Imagine a father and daughter, talking about the daughter’s goals in life. “I want to be Ms College Queen,” says the young girl to her daddy. “Well, honey,” her father says, “I’m sorry, but you’re fat, and unless you lose weight you’re considered unattractive so maybe you should just aspire to be SGA president instead.”
Of course, no father, unless he has serious mental problems, would say that to his daughter. So why is it so easy for us to say it about someone else’s daughter, someone else’s sister, or someone else’s role model?
Today I was perusing one of my daily reads, the Tallahassee Democrat FAMU Sports message board, and it caught my eye: another insulting shot at black women. Now, this MB has frequently crossed the line of decency, in my opinion, as it relates to black women. But this conversation was the straw that broke the camel’s back.
The conversation started out OK, with a sort of congratulations to FAMU for having this year’s Ms FAMU featured prominently in Ebony’s yearly College Queens section. But from there, it went downhill. One poster remarked that is was nice that FAMU had finally returned to some “normalcy” with this year’s selection (last year’s Ms FAMU was overweight). Someone else went on to remark “…I don't understand the purpose of electing an unattractive "beauty" queen.” WHOSE view of beauty are we looking at?

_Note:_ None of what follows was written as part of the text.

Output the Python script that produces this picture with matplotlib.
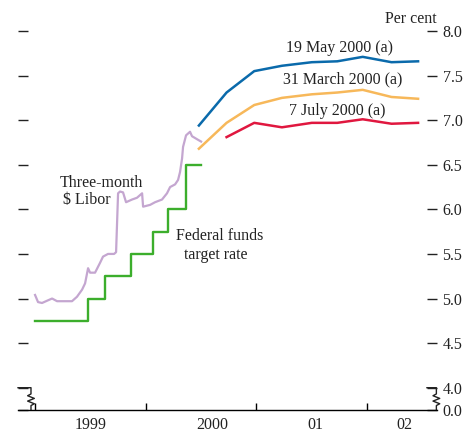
import matplotlib
matplotlib.use("Agg")
import matplotlib.pyplot as plt
import matplotlib.transforms as mtransforms

plt.rcParams['font.family'] = ['Liberation Serif', 'DejaVu Serif']

# three-month $ Libor (decimal year, per cent)
libor_t = [1999.000, 1999.027, 1999.063, 1999.117, 1999.154, 1999.199, 1999.271, 1999.334,
           1999.379, 1999.425, 1999.452, 1999.479, 1999.497, 1999.542, 1999.587, 1999.614,
           1999.659, 1999.714, 1999.732, 1999.750, 1999.768, 1999.795, 1999.822, 1999.876,
           1999.921, 1999.967, 1999.976, 2000.039, 2000.084, 2000.147, 2000.192, 2000.220,
           2000.265, 2000.292, 2000.310, 2000.328, 2000.337, 2000.364, 2000.382, 2000.400,
           2000.418, 2000.445, 2000.472, 2000.500]
libor_v = [5.04, 4.96, 4.95, 4.98, 5.00, 4.97, 4.97, 4.97,
           5.02, 5.10, 5.17, 5.34, 5.29, 5.29, 5.40, 5.47,
           5.50, 5.50, 5.52, 6.18, 6.20, 6.19, 6.08, 6.11,
           6.13, 6.18, 6.03, 6.05, 6.08, 6.11, 6.18, 6.25,
           6.28, 6.33, 6.42, 6.57, 6.70, 6.83, 6.85, 6.87,
           6.82, 6.80, 6.78, 6.76]

# federal funds target rate
fed_t = [1999.00, 1999.48, 1999.63, 1999.87, 2000.07, 2000.20, 2000.36, 2000.50]
fed_v = [4.75, 5.00, 5.25, 5.50, 5.75, 6.00, 6.50, 6.50]

# futures-implied rates
fut_t = [2000.48, 2000.73, 2000.98, 2001.23, 2001.50, 2001.73, 2001.96, 2002.22, 2002.46]
may_v = [6.94, 7.31, 7.55, 7.61, 7.65, 7.66, 7.71, 7.65, 7.66]
mar_v = [6.68, 6.97, 7.17, 7.25, 7.29, 7.31, 7.34, 7.26, 7.24]
jul_t = fut_t[1:]
jul_v = [6.81, 6.97, 6.92, 6.97, 6.97, 7.01, 6.96, 6.97]

yticks = [3.75, 4.0, 4.5, 5.0, 5.5, 6.0, 6.5, 7.0, 7.5, 8.0]
ylabels = ['0.0', '4.0', '4.5', '5.0', '5.5', '6.0', '6.5', '7.0', '7.5', '8.0']
year_ticks = [1999, 2000, 2001, 2002]
year_label_pos = [1999.50, 2000.60, 2001.53, 2002.34]
year_labels = ['1999', '2000', '01', '02']

fig = plt.figure(figsize=(4.65, 4.34), dpi=100)
ax = fig.add_axes([18 / 465, 1 - 410 / 434, 419 / 465, 401.3 / 434])

ax.plot(libor_t, libor_v, color='#c4a6d0', lw=1.6)
ax.plot(fed_t, fed_v, color='#3cae2c', lw=1.7, drawstyle='steps-post')
ax.plot(fut_t, may_v, color='#0a6aab', lw=1.8)
ax.plot(fut_t, mar_v, color='#f7b85a', lw=1.8)
ax.plot(jul_t, jul_v, color='#e0173f', lw=1.8)

ax.set_xlim(1998.846, 2002.631)
ax.set_ylim(3.75, 8.25)

for s in ['left', 'right', 'top']:
    ax.spines[s].set_visible(False)
ax.spines['bottom'].set_linewidth(1.0)

ax.set_yticks(yticks)
ax.set_yticklabels(ylabels)
ax.tick_params(axis='y', left=True, right=True, labelleft=False, labelright=True,
               direction='in', length=7.5, width=1.0, pad=4, labelsize=11.5, colors='#222222')
ax.set_xticks(year_ticks)
ax.set_xticklabels([])
ax.set_xticks(year_label_pos, minor=True)
ax.set_xticklabels(year_labels, minor=True)
ax.tick_params(axis='x', which='major', direction='in', length=5, width=1.0)
ax.tick_params(axis='x', which='minor', length=0, pad=5, labelsize=11.5, colors='#222222')

# axis break marks
trans = mtransforms.blended_transform_factory(ax.transAxes, ax.transData)
for x0, xv in [(0.0, 0.031), (0.976, 0.9985)]:
    bx = [x0, xv, xv, xv - 0.008, xv + 0.008, xv - 0.008, xv + 0.008, xv, xv]
    by = [4.0, 4.0, 3.93, 3.91, 3.88, 3.85, 3.82, 3.80, 3.75]
    ax.plot(bx, by, color='#222222', lw=1.0, transform=trans, clip_on=False)

kw = dict(fontsize=11.5, color='#222222')
ax.text(1.0, 8.14, 'Per cent', transform=trans, ha='right', va='center', **kw)
ax.text(2001.75, 7.81, '19 May 2000 (a)', ha='center', va='center', **kw)
ax.text(2001.78, 7.46, '31 March 2000 (a)', ha='center', va='center', **kw)
ax.text(2001.73, 7.10, '7 July 2000 (a)', ha='center', va='center', **kw)
ax.text(1999.60, 6.30, 'Three-month', ha='center', va='center', **kw)
ax.text(1999.47, 6.10, '$ Libor', ha='center', va='center', **kw)
ax.text(2000.67, 5.70, 'Federal funds', ha='center', va='center', **kw)
ax.text(2000.63, 5.49, 'target rate', ha='center', va='center', **kw)

fig.savefig('out.png', dpi=100)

When the former Ms FAMU, my soror, was selected, I was proud. Not because we are in the same sorority, but because it showed me that maybe we were growing up, that maybe we were on the right track to loving and appreciating our black women in whatever shape, color or package she came in. I guess I was wrong.
Black women have been told by mainstream society for years how we were to look, and now our safe haven, the black man, is making us feel like we’re not good enough. My good friend, RR2, put it best in an e-mail:
“Women really have no chance in our community, because our own standards are so screwed up. (Men) objectify women from the womb because that’s what everyone tells them to do. Then, they wonder why the women they’re with can’t feel comfortable. She’s trying to compete with other breasts, thighs, waists and booties instead of building something with the man she’s with and fully loving herself. So, she’s eating twigs and berries, being mad because she really wants to eat the steak she served him and growing more and more resentful. “
For every man who has heard, “Do I look fat in this” or “Does this make my butt look big” or something similar, ask yourself if you might have prompted the question. Ask yourself if perhaps your own unrealistic view of beauty is contributing to your girlfriend/spouse or child’s low self esteem.
My younger sister, at age 12 was chubby. She felt down about herself because she didn’t look like the women on TV who everyone seemed to fawn over. I told her she was beautiful, not because she is my sister, but because it’s true. She has since lost weight playing sports but she was beautiful before, is still beautiful, and will continue to be, even if she gains weight. I just hope when she grows up, she won’t let any man – or anyone else for that matter – make her believe otherwise.